**DATA BLOCK**

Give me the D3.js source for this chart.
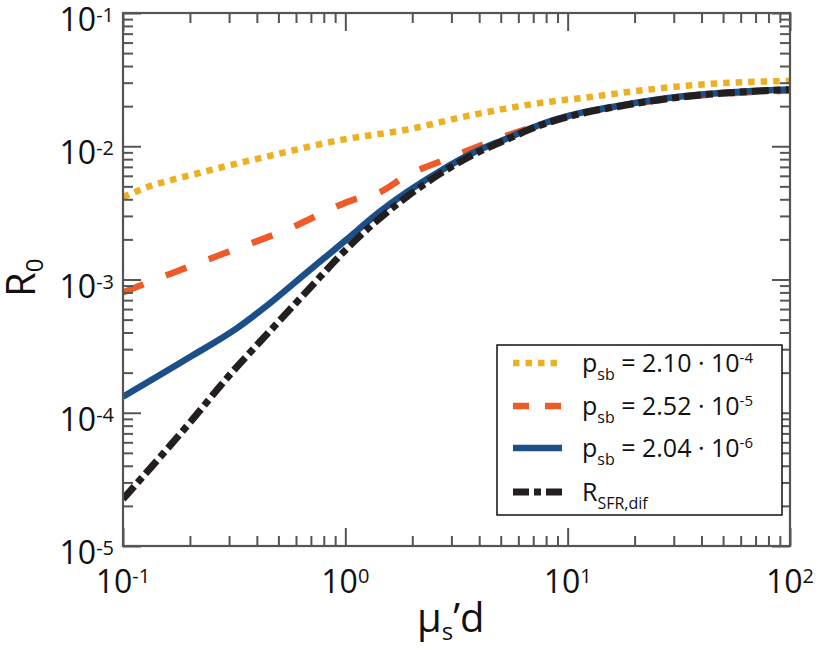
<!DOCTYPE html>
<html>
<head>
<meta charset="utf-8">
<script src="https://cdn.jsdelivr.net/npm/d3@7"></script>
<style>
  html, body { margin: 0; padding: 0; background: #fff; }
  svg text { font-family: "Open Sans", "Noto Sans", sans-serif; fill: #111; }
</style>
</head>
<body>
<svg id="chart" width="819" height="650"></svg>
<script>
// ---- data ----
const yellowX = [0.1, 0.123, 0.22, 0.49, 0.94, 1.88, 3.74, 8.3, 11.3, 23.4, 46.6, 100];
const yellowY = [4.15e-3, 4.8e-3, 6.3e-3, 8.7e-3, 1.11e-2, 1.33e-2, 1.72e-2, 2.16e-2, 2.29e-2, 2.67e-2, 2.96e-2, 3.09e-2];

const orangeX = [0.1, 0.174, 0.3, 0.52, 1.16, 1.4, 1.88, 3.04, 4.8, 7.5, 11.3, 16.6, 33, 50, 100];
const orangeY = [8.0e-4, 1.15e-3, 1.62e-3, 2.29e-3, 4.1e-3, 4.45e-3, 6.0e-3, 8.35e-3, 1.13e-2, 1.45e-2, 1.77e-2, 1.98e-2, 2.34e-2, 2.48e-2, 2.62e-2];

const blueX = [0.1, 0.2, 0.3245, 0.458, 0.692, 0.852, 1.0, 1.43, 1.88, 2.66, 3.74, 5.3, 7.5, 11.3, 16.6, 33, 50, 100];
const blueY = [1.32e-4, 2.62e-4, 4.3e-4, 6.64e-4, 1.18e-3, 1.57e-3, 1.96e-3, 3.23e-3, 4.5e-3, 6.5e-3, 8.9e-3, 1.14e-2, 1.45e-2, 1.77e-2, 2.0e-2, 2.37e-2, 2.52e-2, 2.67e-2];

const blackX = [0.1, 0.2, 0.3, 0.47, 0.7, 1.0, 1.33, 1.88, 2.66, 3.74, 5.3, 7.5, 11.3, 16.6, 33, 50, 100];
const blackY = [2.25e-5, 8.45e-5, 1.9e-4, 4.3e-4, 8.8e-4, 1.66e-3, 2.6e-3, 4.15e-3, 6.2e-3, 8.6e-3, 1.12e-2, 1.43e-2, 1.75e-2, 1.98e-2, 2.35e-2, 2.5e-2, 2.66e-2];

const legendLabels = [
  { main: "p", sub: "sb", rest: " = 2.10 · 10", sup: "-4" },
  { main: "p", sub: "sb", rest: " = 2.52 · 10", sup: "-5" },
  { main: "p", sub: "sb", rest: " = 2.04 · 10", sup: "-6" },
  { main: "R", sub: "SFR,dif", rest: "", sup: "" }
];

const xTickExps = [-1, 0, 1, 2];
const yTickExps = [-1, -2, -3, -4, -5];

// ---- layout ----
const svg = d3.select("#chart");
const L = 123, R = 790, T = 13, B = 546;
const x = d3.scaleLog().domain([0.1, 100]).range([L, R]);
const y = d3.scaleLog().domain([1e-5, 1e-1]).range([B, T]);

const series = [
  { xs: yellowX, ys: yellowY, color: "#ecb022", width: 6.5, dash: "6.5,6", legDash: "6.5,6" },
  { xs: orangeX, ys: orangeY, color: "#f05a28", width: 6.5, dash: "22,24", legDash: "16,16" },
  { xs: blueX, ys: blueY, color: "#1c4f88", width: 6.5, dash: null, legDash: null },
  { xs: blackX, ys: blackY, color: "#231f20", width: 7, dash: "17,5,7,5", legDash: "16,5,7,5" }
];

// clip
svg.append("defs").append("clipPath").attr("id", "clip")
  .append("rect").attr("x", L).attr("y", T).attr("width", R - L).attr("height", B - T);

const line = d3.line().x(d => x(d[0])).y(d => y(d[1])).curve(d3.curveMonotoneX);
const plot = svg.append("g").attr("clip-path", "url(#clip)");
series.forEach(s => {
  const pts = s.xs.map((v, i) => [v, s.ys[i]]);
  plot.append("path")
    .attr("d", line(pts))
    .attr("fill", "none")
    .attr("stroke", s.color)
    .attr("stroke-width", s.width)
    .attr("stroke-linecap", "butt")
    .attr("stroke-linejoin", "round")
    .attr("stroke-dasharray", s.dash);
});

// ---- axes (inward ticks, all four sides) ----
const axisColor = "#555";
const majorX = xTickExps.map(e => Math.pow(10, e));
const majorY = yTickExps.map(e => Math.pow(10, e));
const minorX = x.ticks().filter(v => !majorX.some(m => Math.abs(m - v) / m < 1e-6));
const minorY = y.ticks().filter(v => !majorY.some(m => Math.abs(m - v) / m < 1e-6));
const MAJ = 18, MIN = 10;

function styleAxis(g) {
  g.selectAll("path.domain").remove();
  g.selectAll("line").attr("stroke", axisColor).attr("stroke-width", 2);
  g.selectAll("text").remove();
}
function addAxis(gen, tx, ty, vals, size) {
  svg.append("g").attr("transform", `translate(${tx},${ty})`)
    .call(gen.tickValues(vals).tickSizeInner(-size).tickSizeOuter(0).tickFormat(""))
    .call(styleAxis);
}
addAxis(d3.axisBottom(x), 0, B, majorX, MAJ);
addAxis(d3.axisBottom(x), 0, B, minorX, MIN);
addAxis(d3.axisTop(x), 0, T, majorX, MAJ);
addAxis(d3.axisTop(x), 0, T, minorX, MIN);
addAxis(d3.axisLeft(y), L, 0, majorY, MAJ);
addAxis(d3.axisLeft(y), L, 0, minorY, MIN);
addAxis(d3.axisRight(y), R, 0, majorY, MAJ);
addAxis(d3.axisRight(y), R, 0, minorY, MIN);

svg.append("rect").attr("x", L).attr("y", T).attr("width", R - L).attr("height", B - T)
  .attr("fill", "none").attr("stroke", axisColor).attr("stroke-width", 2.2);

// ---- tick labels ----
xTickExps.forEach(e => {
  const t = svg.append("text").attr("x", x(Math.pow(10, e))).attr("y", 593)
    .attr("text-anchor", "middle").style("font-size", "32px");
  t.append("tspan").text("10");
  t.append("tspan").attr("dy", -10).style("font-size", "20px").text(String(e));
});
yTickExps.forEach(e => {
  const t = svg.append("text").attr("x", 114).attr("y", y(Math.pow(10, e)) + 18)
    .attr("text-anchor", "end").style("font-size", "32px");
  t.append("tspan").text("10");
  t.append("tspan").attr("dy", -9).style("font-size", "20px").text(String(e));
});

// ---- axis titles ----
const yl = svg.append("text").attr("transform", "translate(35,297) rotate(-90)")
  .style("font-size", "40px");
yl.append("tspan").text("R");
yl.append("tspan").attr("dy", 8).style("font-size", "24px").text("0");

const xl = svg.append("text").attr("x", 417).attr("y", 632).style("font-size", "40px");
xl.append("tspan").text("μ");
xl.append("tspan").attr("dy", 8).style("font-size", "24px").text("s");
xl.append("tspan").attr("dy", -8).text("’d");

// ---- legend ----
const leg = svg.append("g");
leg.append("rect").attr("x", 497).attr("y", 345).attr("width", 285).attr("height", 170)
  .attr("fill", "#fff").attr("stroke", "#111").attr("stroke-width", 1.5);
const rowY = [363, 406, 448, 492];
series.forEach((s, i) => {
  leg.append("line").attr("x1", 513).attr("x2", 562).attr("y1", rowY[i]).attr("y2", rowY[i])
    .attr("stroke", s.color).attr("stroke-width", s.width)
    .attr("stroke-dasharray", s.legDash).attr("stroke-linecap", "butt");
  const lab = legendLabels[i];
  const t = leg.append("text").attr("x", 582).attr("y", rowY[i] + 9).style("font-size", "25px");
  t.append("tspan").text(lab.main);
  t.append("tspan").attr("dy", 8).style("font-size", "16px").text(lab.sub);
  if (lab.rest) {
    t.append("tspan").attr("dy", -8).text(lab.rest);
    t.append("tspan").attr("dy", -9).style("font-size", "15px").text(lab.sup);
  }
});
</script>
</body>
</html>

**TASK STATEMENT**
Everything from the first line to the line with "2.67e-2, 2.96e-2, 3.09e-2];" must be repeated exactly, and nothing else. Leave the pictures out.

**ANSWER TO THE TASK**
Give me the D3.js source for this chart.
<!DOCTYPE html>
<html>
<head>
<meta charset="utf-8">
<script src="https://cdn.jsdelivr.net/npm/d3@7"></script>
<style>
  html, body { margin: 0; padding: 0; background: #fff; }
  svg text { font-family: "Open Sans", "Noto Sans", sans-serif; fill: #111; }
</style>
</head>
<body>
<svg id="chart" width="819" height="650"></svg>
<script>
// ---- data ----
const yellowX = [0.1, 0.123, 0.22, 0.49, 0.94, 1.88, 3.74, 8.3, 11.3, 23.4, 46.6, 100];
const yellowY = [4.15e-3, 4.8e-3, 6.3e-3, 8.7e-3, 1.11e-2, 1.33e-2, 1.72e-2, 2.16e-2, 2.29e-2, 2.67e-2, 2.96e-2, 3.09e-2];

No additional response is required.